Hopes high as Malawi’s new president tackles corruption

Lazarus Chakwera, Malawi’s evangelical pastor-turned-president, has begun working on economic reform and fighting corruption. This comes just one month after he said at his swearing-in ceremony that the country requires rebuilding from the rubble of corruption, passivism, laziness and donor dependency.

According to World, Mr Chakwera’s government has already increased the nation’s minimum wage, fired several officials on corruption allegations and suspended some government contracts.  

During his June 28 inauguration, Chakwera, who spent 24 years as leader of the Malawi Assemblies of God (MAG) Christian denomination before entering politics, said he had come to serve, not rule.

Two weeks later, police in the capital city of Lilongwe arrested Norman Chisale, the security aide to former president Peter Mutharika, over links to a $7 million (Sh754 million) cement import scandal. Authorities also detained the acting Regional Police Commissioner Evalista Chisale and 11 other officers over the death of a murder suspect in police custody.

Christians and political observers hope the changes Chakwera has started will last and that the president’s religious background will influence his leadership in the long term.

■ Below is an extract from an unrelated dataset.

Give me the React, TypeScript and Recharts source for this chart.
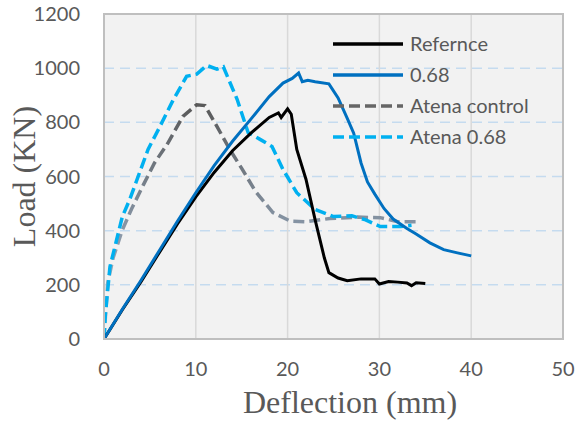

Speaking to Spanish news website Protestante Digital, Matilda Matabwa, the MAG secretary general, said she was optimistic that Chakwera’s faith would positively influence his leadership style and that he would continue to be the servant they have known over the years as he serves and leads Malawi.

But even as the new president gets down to work, the composition of his 31-member cabinet has drawn criticism from some Malawians because it includes six people who are related to each other although not to him.

For instance, the new Labour and Health ministers are brother and sister, while the Information minister is the sister-in-law of the new deputy Agriculture minister.

Chakwera, 65, defeated Mr Mutharika with 58.5 per cent of the vote in the June election, marking the first time in African history that an election re-run has led to the defeat of an incumbent.